遠方の裁判所に来てもらう場合や、話し合いなどのために離れた家に来てもらうなどといった場合に必要になってきます。
特に離婚に関する調停では、手続きを相手の住所の管轄の家庭裁判所で行わなければなりません。
例えば、離婚を前提にしていて自分は実家に帰っていて、そこで弁護士に依頼したという場合には、相手の住所の方まで出向かなければなりません。
この日当はこれらの出張にかかった日数分支払う必要があります。
実費
実費は、案件を進める上で必要になってくる費用になります。
相手に書類を送ったりする費用であったり、調停や訴訟の際にかかる印紙代などです。
それ以外にも弁護士の移動や宿泊といった際にかかる費用も実費になります。
先に紹介した日当はあくまで事務所外への出張を行った日数に対して払う物で、この実費はその際にかかった費用になります。
調停や訴訟に関しての費用は大まかに決まっており、離婚についてのみであれば2,700円程度で済みます。

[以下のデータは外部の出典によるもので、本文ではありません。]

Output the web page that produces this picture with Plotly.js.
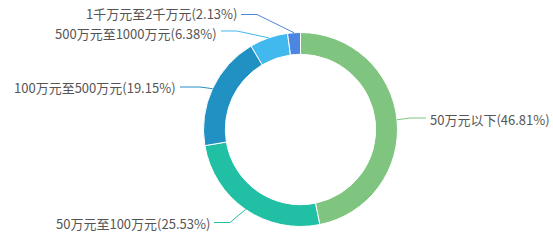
<!DOCTYPE html>
<html>
<head>
<meta charset="utf-8">
<script src="https://cdn.plot.ly/plotly-3.0.1.min.js"></script>
<style>html,body{margin:0;padding:0;background:#fff;}#chart{width:553px;height:250px;}</style>
</head>
<body>
<div id="chart"></div>
<script>
// ---- data ----
const categories = ["50万元以下", "50万元至100万元", "100万元至500万元", "500万元至1000万元", "1千万元至2千万元"];
const values = [46.81, 25.53, 19.15, 6.38, 2.13];
const colors = ["#7fc57f", "#21bfa3", "#2190c2", "#41b9ef", "#4b86e2"];

// ---- label layout (pixel positions of elbow / text, not data) ----
const labelLayout = [
  {elbow: [410, 118], end: [426, 118], textY: 119, side: "right"},
  {elbow: [230, 222.5], end: [214, 222.5], textY: 223, side: "left"},
  {elbow: [200, 87], end: [180, 87], textY: 87, side: "left"},
  {elbow: [237, 31], end: [221, 31], textY: 33, side: "left"},
  {elbow: [257, 14.5], end: [241, 14.5], textY: 13.5, side: "left"}
];

const W = 553, H = 250;
const cx = 300.5, cy = 129.5, R = 97;
const px = x => x / W, py = y => 1 - y / H;

const total = values.reduce((a, b) => a + b, 0);
let cum = 0;
const shapes = [], annotations = [];
values.forEach((v, i) => {
  const mid = (cum + v / 2) / total * 2 * Math.PI; // clockwise from top
  cum += v;
  const rx = cx + R * Math.sin(mid), ry = cy - R * Math.cos(mid);
  const L = labelLayout[i];
  shapes.push({
    type: "path", xref: "paper", yref: "paper",
    path: `M ${px(rx)} ${py(ry)} L ${px(L.elbow[0])} ${py(L.elbow[1])} L ${px(L.end[0])} ${py(L.end[1])}`,
    line: {color: colors[i], width: 1}
  });
  const label = categories[i] + "(" + v.toFixed(2) + "%)";
  annotations.push({
    xref: "paper", yref: "paper",
    x: px(L.end[0] + (L.side === "left" ? -3 : 3)), y: py(L.textY),
    xanchor: L.side === "left" ? "right" : "left", yanchor: "middle",
    text: label, showarrow: false, borderpad: 0,
    font: {family: "Noto Sans CJK SC, sans-serif", size: 13, color: "#555555"}
  });
});

const trace = {
  type: "pie",
  labels: categories,
  values: values,
  sort: false,
  direction: "clockwise",
  rotation: 0,
  hole: 0.775,
  textinfo: "none",
  hoverinfo: "none",
  marker: {colors: colors, line: {color: "#ffffff", width: 1}},
  domain: {x: [(cx - R) / W, (cx + R) / W], y: [1 - (cy + R) / H, 1 - (cy - R) / H]},
  showlegend: false
};

Plotly.newPlot("chart", [trace], {
  width: W, height: H,
  margin: {l: 0, r: 0, t: 0, b: 0},
  paper_bgcolor: "#ffffff",
  showlegend: false,
  shapes: shapes,
  annotations: annotations
}, {staticPlot: true});
</script>
</body>
</html>
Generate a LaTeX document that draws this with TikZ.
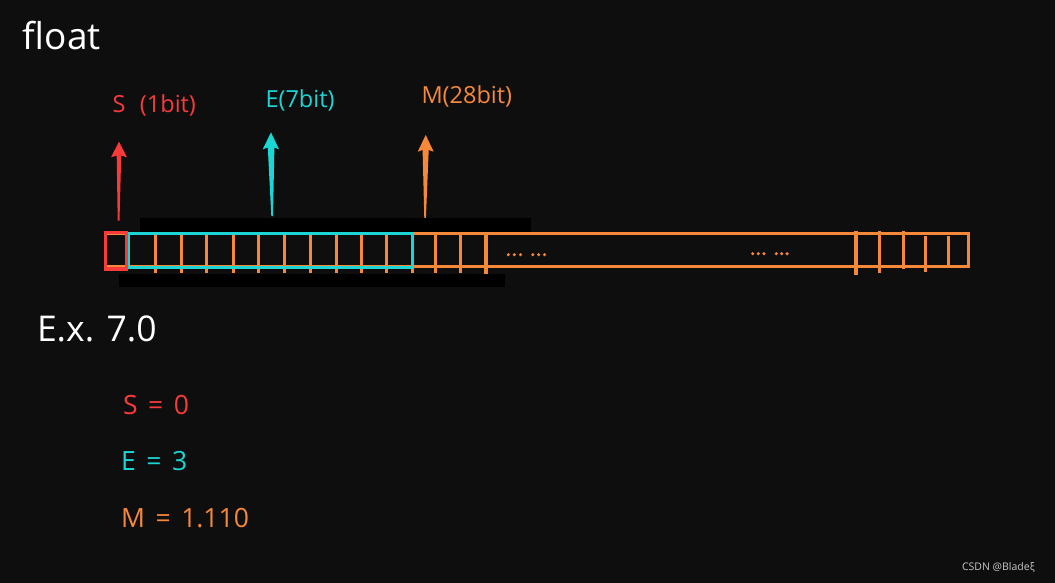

ここに慰謝料請求や財産分与請求、婚姻費用分担請求、養育費請求などが増えていくと1件につき1,200円程度ずつ増えていくことになります。
これらの費用は弁護士に依頼しなかった場合にも手続きとして必要となってきます。
弁護士費用の目安
弁護士に依頼した費用に関しては、それぞれ以下のような目安になります。
・相談料:30分当たり5,000円~10,000円程度
・着手金:15万円~30万円程度
・成功報酬:離婚のみなら10~20万円程度
・日当、実費:場合による
離婚のみを弁護士に依頼した場合でも、合計した費用は50万近く必要になってきます。
弁護士費用が払えないとき
弁護士に依頼するには高額な費用が必要になってしまいます。
これらの金額をすぐに準備するというのは大変でしょう。
ですが、支払に関して使える手段がある場合があります。
弁護士事務所に相談する
弁護士事務所によっては、最初に必要となる着手金などを一括ではなく分割での支払いができる場合もあります。
利子などがかかってくる場合もあるので、相談時に伝えておくと、分割払いが可能かどうかを教えてくれたり、それを踏まえたうえで見積もりを作ってくれるので事前に伝えておくとよいでしょう。
すべての事務所でできるわけではありませんので、先に伝えておくことでできない場合には事務所を変えることもできます。
法テラスを活用する
弁護士への依頼料金が支払えない場合には、法テラスに相談することで弁護士にかかる費用を一時的に立て替えてくれる制度があります。
この制度を受けるためには3つの条件を満たしていないといけません。
それらをすべて満たしていた場合には、法テラスに費用を立て替えてもらい、その後分割して法テラスに支払っていくという方法を取ることができます。
この条件は、
・勝訴の見込みがないとは言えないこと
・民事法律扶助の趣旨に適すること
です。
これらの内一つでも満たさない項目があると、制度の対象外となってしまいます。
相手側の弁護士について
パートナーの不倫によって示談や調停、訴訟といったことをする場合には相手側も弁護士に依頼している場合があります。
相手側の弁護士にも当然費用は必要で、成功報酬なども決まっています。
この場合の成功報酬は以下のようになります。
・財産分与を請求された:減額された金額の10~20%
・養育費を請求された :養育費1年分の合計に対して減額された金額の10%
そのため、相手側の弁護士としては請求された金額から減らすほど成功報酬が高くなります。
自分が弁護士に依頼していない場合、弁護士を相手に自分で交渉などを行っていく必要がありますので注意が必要です。
まとめ
弁護士は不倫問題の解決においては力強い味方になってくれます。
ですが、専門家であるために依頼するためには費用が必要になってきます。
事前に費用を知っておくことで準備することもできますし、場合によっては分割で支払えるようにできる場合もあります。
しっかりと準備をした上で弁護士に依頼するようにしてください。